For the second season in a row, the Texas Longhorns could make another midseason coordinator change, which would in turn become the third during the last six years for head coach Charlie Strong.
Following a disastrous road loss to the California Golden Bears on Saturday that featured numerous coverage busts and missed tackles, Strong said on Monday that the entire coaching staff is under evaluation and expressed dedication to fixing the defense, whatever that entails.
As a result, defensive coordinator Vance Bedford, who has worked with Strong at each of his two previous stops at Louisville and Florida, is increasingly embattled and could see his professional relationship with Strong end after more than six seasons as his defensive coordinator.
Publicly, Strong didn’t blame Bedford for the loss. Neither did players, including senior safety Dylan Haines and senior linebacker Tim Cole.
But that’s what Strong and the players are saying publicly.
What’s going on behind the scenes is an entirely different story, as the Texas head coach understands that his own future is now once again on the line.

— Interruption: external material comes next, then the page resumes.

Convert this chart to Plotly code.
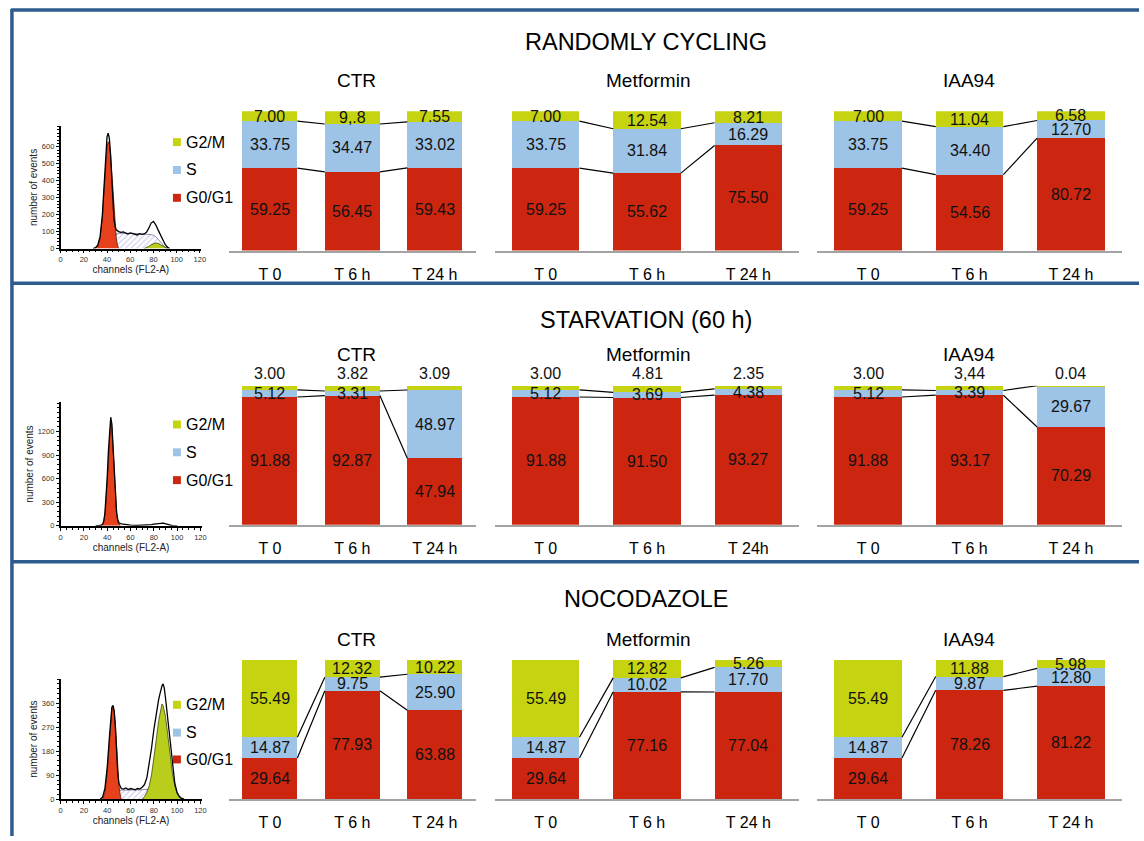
import plotly.graph_objects as go

W, H = 1144, 841
FONT = "Liberation Sans, Arial, sans-serif"

# ---------------- data ----------------
phases = ["G0/G1", "S", "G2/M"]
phase_colors = {"G0/G1": "#CC2610", "S": "#9DC3E6", "G2/M": "#C6D311"}

panel_titles = ["RANDOMLY CYCLING", "STARVATION (60 h)", "NOCODAZOLE"]
treatments = ["CTR", "Metformin", "IAA94"]

times_cycling = [["T 0", "T 6 h", "T 24 h"], ["T 0", "T 6 h", "T 24 h"], ["T 0", "T 6 h", "T 24 h"]]
times_starvation = [["T 0", "T 6 h", "T 24 h"], ["T 0", "T 6 h", "T 24h"], ["T 0", "T 6 h", "T 24 h"]]
times_nocodazole = [["T 0", "T 6 h", "T 24 h"], ["T 0", "T 6 h", "T 24 h"], ["T 0", "T 6 h", "T 24 h"]]

# percentages per time point (T0, T6h, T24h)
cycling_ctr = {"G0/G1": [59.25, 56.45, 59.43], "S": [33.75, 34.47, 33.02], "G2/M": [7.00, 9.08, 7.55]}
cycling_metformin = {"G0/G1": [59.25, 55.62, 75.50], "S": [33.75, 31.84, 16.29], "G2/M": [7.00, 12.54, 8.21]}
cycling_iaa94 = {"G0/G1": [59.25, 54.56, 80.72], "S": [33.75, 34.40, 12.70], "G2/M": [7.00, 11.04, 6.58]}

starv_ctr = {"G0/G1": [91.88, 92.87, 47.94], "S": [5.12, 3.31, 48.97], "G2/M": [3.00, 3.82, 3.09]}
starv_metformin = {"G0/G1": [91.88, 91.50, 93.27], "S": [5.12, 3.69, 4.38], "G2/M": [3.00, 4.81, 2.35]}
starv_iaa94 = {"G0/G1": [91.88, 93.17, 70.29], "S": [5.12, 3.39, 29.67], "G2/M": [3.00, 3.44, 0.04]}

noco_ctr = {"G0/G1": [29.64, 77.93, 63.88], "S": [14.87, 9.75, 25.90], "G2/M": [55.49, 12.32, 10.22]}
noco_metformin = {"G0/G1": [29.64, 77.16, 77.04], "S": [14.87, 10.02, 17.70], "G2/M": [55.49, 12.82, 5.26]}
noco_iaa94 = {"G0/G1": [29.64, 78.26, 81.22], "S": [14.87, 9.87, 12.80], "G2/M": [55.49, 11.88, 5.98]}

# labels printed differently from the 2-decimal value
label_overrides = {(0, 0, "G2/M", 1): "9,.8", (1, 2, "G2/M", 1): "3,44"}

# --- DNA histograms (channels FL2-A vs number of events) ---
h1_out_ch = [28, 30, 32, 34, 36, 37, 38, 39, 40, 41, 42, 43, 44, 45, 46, 47, 48, 50, 52, 54, 56, 58, 60, 62, 64, 66, 68, 70, 72, 74, 76, 78, 80, 82, 84, 86, 88, 90, 92, 94]
h1_out_n = [0, 5, 20, 70, 200, 330, 470, 590, 660, 680, 650, 560, 400, 250, 170, 130, 110, 100, 95, 98, 90, 85, 92, 88, 86, 80, 88, 84, 86, 95, 120, 150, 160, 140, 110, 80, 50, 25, 8, 0]
h1_g1_ch = [30, 32, 34, 36, 37, 38, 39, 40, 41, 42, 43, 44, 45, 46, 47, 48, 49, 50]
h1_g1_n = [0, 15, 60, 180, 300, 420, 530, 600, 630, 620, 560, 460, 330, 210, 120, 60, 20, 0]
h1_s_ch = [42, 44, 46, 48, 50, 54, 58, 62, 66, 70, 74, 78, 80, 82, 84, 86, 88, 90, 92]
h1_s_n = [0, 30, 65, 85, 90, 92, 90, 90, 88, 88, 86, 82, 78, 70, 55, 38, 20, 8, 0]
h1_g2_ch = [72, 74, 76, 78, 80, 82, 84, 86, 88, 90, 92]
h1_g2_n = [0, 5, 12, 22, 30, 33, 30, 22, 12, 4, 0]

h2_out_ch = [30, 34, 36, 37, 38, 39, 40, 41, 42, 43, 44, 45, 46, 47, 48, 49, 50, 52, 54, 56, 60, 66, 72, 76, 78, 80, 82, 84, 86, 88, 90, 92, 94, 96, 100]
h2_out_n = [0, 5, 20, 60, 160, 340, 620, 950, 1250, 1380, 1290, 1000, 680, 380, 180, 80, 40, 25, 20, 12, 8, 6, 8, 10, 15, 22, 28, 30, 32, 35, 28, 18, 8, 3, 0]
h2_g1_ch = [35, 36, 37, 38, 39, 40, 41, 42, 43, 44, 45, 46, 47, 48, 49, 50, 51]
h2_g1_n = [0, 15, 50, 140, 310, 580, 900, 1200, 1330, 1250, 960, 640, 350, 160, 60, 20, 0]

h3_out_ch = [34, 36, 38, 40, 42, 43, 44, 45, 46, 47, 48, 49, 50, 52, 54, 56, 58, 60, 62, 64, 66, 68, 70, 72, 74, 76, 78, 80, 82, 84, 85, 86, 87, 88, 89, 90, 92, 94, 96, 98, 100, 102, 104, 106]
h3_out_n = [0, 8, 40, 120, 240, 310, 345, 352, 330, 270, 180, 100, 60, 40, 38, 42, 36, 40, 38, 35, 40, 38, 45, 55, 80, 130, 190, 260, 320, 370, 390, 410, 425, 432, 415, 380, 300, 200, 120, 60, 25, 10, 3, 0]
h3_g1_ch = [36, 38, 40, 41, 42, 43, 44, 45, 46, 47, 48, 49, 50, 51, 52]
h3_g1_n = [0, 25, 100, 170, 240, 300, 340, 347, 330, 280, 200, 120, 55, 20, 0]
h3_s_ch = [44, 46, 48, 50, 52, 56, 60, 64, 68, 72, 76, 78, 80, 84, 88, 92, 96, 100]
h3_s_n = [0, 10, 22, 30, 34, 35, 35, 35, 35, 36, 38, 38, 36, 30, 22, 12, 5, 0]
h3_g2_ch = [70, 72, 74, 76, 78, 80, 82, 84, 86, 87, 88, 90, 92, 94, 96, 98, 100, 102, 104]
h3_g2_n = [0, 10, 25, 50, 90, 150, 220, 290, 345, 357, 350, 310, 240, 160, 95, 50, 20, 6, 0]

hist_y_ticks = [[0, 100, 200, 300, 400, 500, 600], [0, 300, 600, 900, 1200], [0, 90, 180, 270, 360]]
hist_x_ticks = [0, 20, 40, 60, 80, 100, 120]

panel_data = [[cycling_ctr, cycling_metformin, cycling_iaa94],
              [starv_ctr, starv_metformin, starv_iaa94],
              [noco_ctr, noco_metformin, noco_iaa94]]
panel_times = [times_cycling, times_starvation, times_nocodazole]

# ---------------- geometry (pixels) ----------------
rows = [dict(title_y=42, sub_y=81, top=112, bot=252),
        dict(title_y=322, sub_y=357, top=388, bot=528),
        dict(title_y=603, sub_y=643, top=664, bot=804)]
group_px = [(228, 477), (496, 802), (820.5, 1126.5)]
sub_px = [357, 650, 973]
BAR_W = 0.667
G2M_ABOVE = [False, True, False]

hist_geo = [dict(x0=59, xs=1.167, y0=250, ys=0.1705, ymax=720, ydt=20),
            dict(x0=59, xs=1.172, y0=529, ys=0.0792, ymax=1570, ydt=60),
            dict(x0=59, xs=1.172, y0=804, ys=0.2685, ymax=450, ydt=18)]
legend_rows = [[143, 171, 199], [427, 455, 483], [709, 737, 764]]


def px(x):
    return x / W


def py(y):
    return 1 - y / H


def ax_name(n):
    return "" if n == 1 else str(n)


fig = go.Figure()
layout = dict(width=W, height=H, margin=dict(l=0, r=0, t=0, b=0),
              paper_bgcolor="white", plot_bgcolor="white", showlegend=False,
              barmode="stack", font=dict(family=FONT, color="black"))
annotations = []
shapes = []


def paper_text(text, x, y, size, xanchor="center"):
    return dict(text=text, x=px(x), y=py(y), xref="paper", yref="paper", xanchor=xanchor, yanchor="middle",
                showarrow=False, font=dict(size=size, color="black", family=FONT))


n = 0
for p in range(3):
    r = rows[p]
    annotations.append(paper_text(panel_titles[p], 648, r["title_y"], 23.5))
    for g in range(3):
        n += 1
        s = ax_name(n)
        d = panel_data[p][g]
        x0, x1 = group_px[g]
        layout["xaxis" + s] = dict(domain=[px(x0), px(x1)], anchor="y" + s, range=[-0.5, 2.5],
                                   tickmode="array", tickvals=[0, 1, 2], ticktext=panel_times[p][g],
                                   showline=True, linecolor="#A3A3A3", linewidth=2, ticks="",
                                   showgrid=False, zeroline=False, fixedrange=True,
                                   ticklabelstandoff=8,
                                   tickfont=dict(size=16, color="black", family=FONT))
        layout["yaxis" + s] = dict(domain=[py(r["bot"]), py(r["top"])], anchor="x" + s, range=[0, 100],
                                   visible=False, fixedrange=True)
        for ph in phases:
            fig.add_trace(go.Bar(x=[0, 1, 2], y=d[ph], width=BAR_W, marker=dict(color=phase_colors[ph], line=dict(width=0)),
                                 xaxis="x" + s, yaxis="y" + s, name=ph, hoverinfo="skip"))
        cum_r = d["G0/G1"]
        cum_s = [a + b for a, b in zip(d["G0/G1"], d["S"])]
        lx, ly = [], []
        for i in range(2):
            for c in (cum_r, cum_s):
                lx += [i + BAR_W / 2, i + 1 - BAR_W / 2, None]
                ly += [c[i], c[i + 1], None]
        fig.add_trace(go.Scatter(x=lx, y=ly, mode="lines", line=dict(color="black", width=1.2),
                                 xaxis="x" + s, yaxis="y" + s, hoverinfo="skip"))
        for i in range(3):
            g0, sv, m = d["G0/G1"][i], d["S"][i], d["G2/M"][i]
            pos = {"G0/G1": (g0 / 2, 0), "S": (g0 + sv / 2, 0), "G2/M": (g0 + sv + m / 2, 0)}
            if G2M_ABOVE[p]:
                pos["G2/M"] = (100, 12)
            for ph in phases:
                txt = label_overrides.get((p, g, ph, i), f"{d[ph][i]:.2f}")
                yv, sh = pos[ph]
                annotations.append(dict(text=txt, x=i, y=yv, yshift=sh, xref="x" + s, yref="y" + s,
                                        xanchor="center", yanchor="middle", borderpad=0,
                                        showarrow=False, font=dict(size=16, color="#111111", family=FONT)))
        annotations.append(paper_text(treatments[g], sub_px[g], r["sub_y"], 19))

# ---------------- histograms ----------------
hist_sets = [
    dict(out=(h1_out_ch, h1_out_n), g1=(h1_g1_ch, h1_g1_n), s=(h1_s_ch, h1_s_n), g2=(h1_g2_ch, h1_g2_n)),
    dict(out=(h2_out_ch, h2_out_n), g1=(h2_g1_ch, h2_g1_n), s=None, g2=None),
    dict(out=(h3_out_ch, h3_out_n), g1=(h3_g1_ch, h3_g1_n), s=(h3_s_ch, h3_s_n), g2=(h3_g2_ch, h3_g2_n)),
]
for p in range(3):
    n += 1
    s = ax_name(n)
    geo = hist_geo[p]
    xr = 121
    layout["xaxis" + s] = dict(domain=[px(geo["x0"]), px(geo["x0"] + xr * geo["xs"])], anchor="y" + s,
                               range=[0, xr], tickvals=hist_x_ticks, showline=True, linecolor="black",
                               linewidth=1.5, ticks="outside", ticklen=3, tickwidth=1, tickcolor="black",
                               showgrid=False, zeroline=False, fixedrange=True,
                               minor=dict(ticks="outside", ticklen=2, dtick=5, tickcolor="black", showgrid=False),
                               tickfont=dict(size=7.5, color="#333", family=FONT),
                               title=dict(text="channels (FL2-A)", font=dict(size=10, color="#222", family=FONT), standoff=2))
    layout["yaxis" + s] = dict(domain=[py(geo["y0"]), py(geo["y0"] - geo["ymax"] * geo["ys"])], anchor="x" + s,
                               range=[0, geo["ymax"]], tickvals=hist_y_ticks[p], showline=True, linecolor="black",
                               linewidth=1.5, ticks="outside", ticklen=3, tickwidth=1, tickcolor="black",
                               showgrid=False, zeroline=False, fixedrange=True,
                               minor=dict(ticks="outside", ticklen=2, dtick=geo["ydt"], tickcolor="black", showgrid=False),
                               tickfont=dict(size=7.5, color="#333", family=FONT),
                               title=dict(text="number of events", font=dict(size=10, color="#222", family=FONT), standoff=2))
    hs = hist_sets[p]
    if hs["s"]:
        fig.add_trace(go.Scatter(x=hs["s"][0], y=hs["s"][1], mode="lines", fill="tozeroy",
                                 line=dict(color="#6E6E9E", width=0.8),
                                 fillcolor="rgba(255,255,255,0)",
                                 fillpattern=dict(shape="/", fgcolor="#8E8ECC", bgcolor="white", size=4, solidity=0.25),
                                 xaxis="x" + s, yaxis="y" + s, hoverinfo="skip"))
    fig.add_trace(go.Scatter(x=hs["g1"][0], y=hs["g1"][1], mode="lines", fill="tozeroy",
                             line=dict(color="#5A1A0A", width=0.8), fillcolor="#E6401C",
                             xaxis="x" + s, yaxis="y" + s, hoverinfo="skip"))
    if hs["g2"]:
        fig.add_trace(go.Scatter(x=hs["g2"][0], y=hs["g2"][1], mode="lines", fill="tozeroy",
                                 line=dict(color="#3C4A06", width=0.8), fillcolor="#B9CD1C",
                                 xaxis="x" + s, yaxis="y" + s, hoverinfo="skip"))
    fig.add_trace(go.Scatter(x=hs["out"][0], y=hs["out"][1], mode="lines",
                             line=dict(color="black", width=1.3),
                             xaxis="x" + s, yaxis="y" + s, hoverinfo="skip"))

    # legend
    for k, ph in enumerate(["G2/M", "S", "G0/G1"]):
        yy = legend_rows[p][k]
        shapes.append(dict(type="rect", xref="paper", yref="paper", x0=px(172), x1=px(180),
                           y0=py(yy + 4), y1=py(yy - 4), fillcolor=phase_colors[ph], line=dict(width=0)))
        annotations.append(paper_text(ph, 183, yy, 16, xanchor="left"))

# ---------------- frame lines ----------------
BLUE = "#2F5C8E"
for yy in (10, 285, 565):
    shapes.append(dict(type="line", xref="paper", yref="paper", x0=px(9), x1=1, y0=py(yy), y1=py(yy),
                       line=dict(color=BLUE, width=3.5)))
shapes.append(dict(type="line", xref="paper", yref="paper", x0=px(10), x1=px(10), y0=py(9), y1=0,
                   line=dict(color=BLUE, width=3.5)))

layout["annotations"] = annotations
layout["shapes"] = shapes
fig.update_layout(**layout)
fig.write_html("out.html", config={"displayModeBar": False},
               post_script="document.body.style.margin='0px';document.body.style.overflow='hidden';")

If Strong is going to relieve Bedford of his duties as the defensive coordinator — or even take over calling the plays defensively — the time to do it is now, as the team still has 11 days to prepare for the Big 12 opener on the road against the Oklahoma State Cowboys.
It’s the only bye week, as the Longhorns will play games in nine consecutive weeks to finish the season.
The problem is that doing so would undermine Strong’s own job security and suggest that the program is not nearly as close to being back as it appeared with the resounding win over the Notre Dame Fighting Irish.
Removing Bedford would indicate that, once again, the head coach’s loyalty got the better of Strong until it put his own future in jeopardy, just as it did when he elected to keep offensive coordinator Mike Sanford for the 2011 season at Louisville and assistant head coach for the offense/quarterbacks coach Shawn Watson for the 2014 season.
It would mean that Strong once again wasted an offseason by failing to take the proper steps at the proper time, instead putting off that crucial decision making until the on-field results became untenable.
Removing Bedford would also be an admission that Strong made yet another mistake when putting together his first coaching staff at Texas, which now features Bedford and linebackers coach Brian Jean-Mary as the lone holdovers just into Strong’s third season.
However, there may be a middle ground here, as there was last season when Jay Norvell assumed play-calling duties and Watson faded into the background as the quarterbacks coach.
Strong also has a lot of faith in linebackers coach Brian Jean-Mary and could elevate him to defensive coordinator — on Monday Strong said that other coaches have the capability to handle the role — but Jean-Mary doesn’t have any experience as a defensive coordinator, having spent his entire career as a position coach.
Demoting Bedford might result in the Longhorns publicly saving some face over removing the defensive coordinator entirely, there’s just nothing obvious in Jean-Mary’s past that makes him an obvious solution.
And it wouldn’t really help perception that much.
Whatever the solution may be, Strong needs to find it quickly with the high-level passing attacks of Big 12 opponents looming and the goodwill he built with the 2016 class and the win over Notre Dame quickly evaporating.